Tinti and Boyd both emphasized the importance of realizing that rejection is often unavoidable even for the most gifted writers, and that a willingness to fail, or even suffer humiliation, is a shared quality among all successful writers.
“Writing fiction is incredibly self-exposing,” Boyd acknowledged. “But it’s worth it, because when you write something that people like, there’s no feeling like it. Ninety-five percent of the time, if you’re writing about something that interests you, it’ll be interesting to other people. That other five percent of the time you’ll make a fool of yourself. But you have to be willing to do that.”
Tinti’s latest novel, The Twelve Lives of Samuel Hawley, was released last month, and has been optioned for a film adaptation by director Matt Reeves (Let Me In).
Explaining that some familiarity with the technical aspects of the publishing industry is a valuable asset for a writer, Tinti said that some of the most useful skills she has developed over the years have come from being an editor and working on the agency side, sifting through the slush pile of manuscripts and learning what not to do as a writer.

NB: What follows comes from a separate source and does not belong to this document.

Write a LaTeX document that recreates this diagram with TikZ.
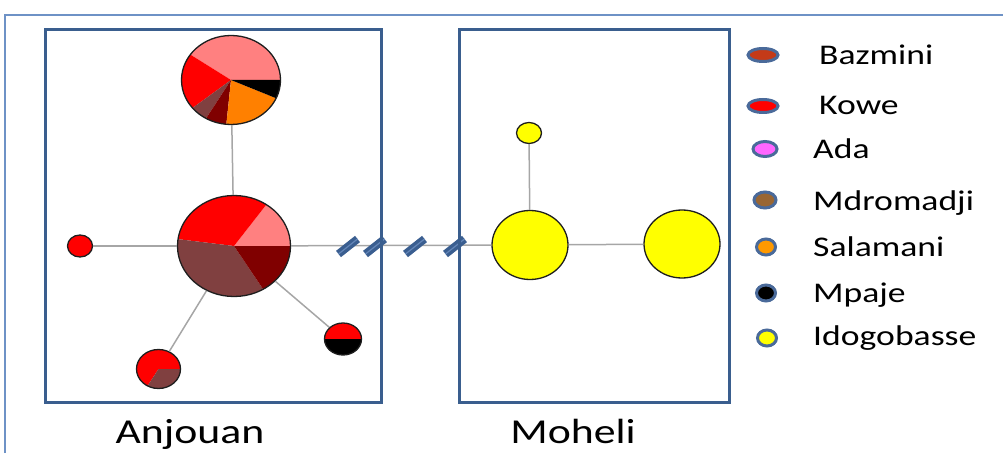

“My day job has always been in publishing, which has allowed me to work with editors and see how they work with other writers to shape and polish their pieces,” Tinti said. “Early on I was able to watch every stage of that process and track the changes in different drafts of a manuscript, and that taught me the technical side of things.”
As technology has transformed the media and publishing landscapes, it has become easier for this generation of writers to find an audience, Tinti explained. This shift has softened what has traditionally been a competitive literary culture, creating in its place a sense of community and support among younger and aspiring writers.
“I like to compare it to mountaineering,” Tinti said. “You’re all tied together climbing up a mountain. One person takes a step up and yanks everybody else with them.”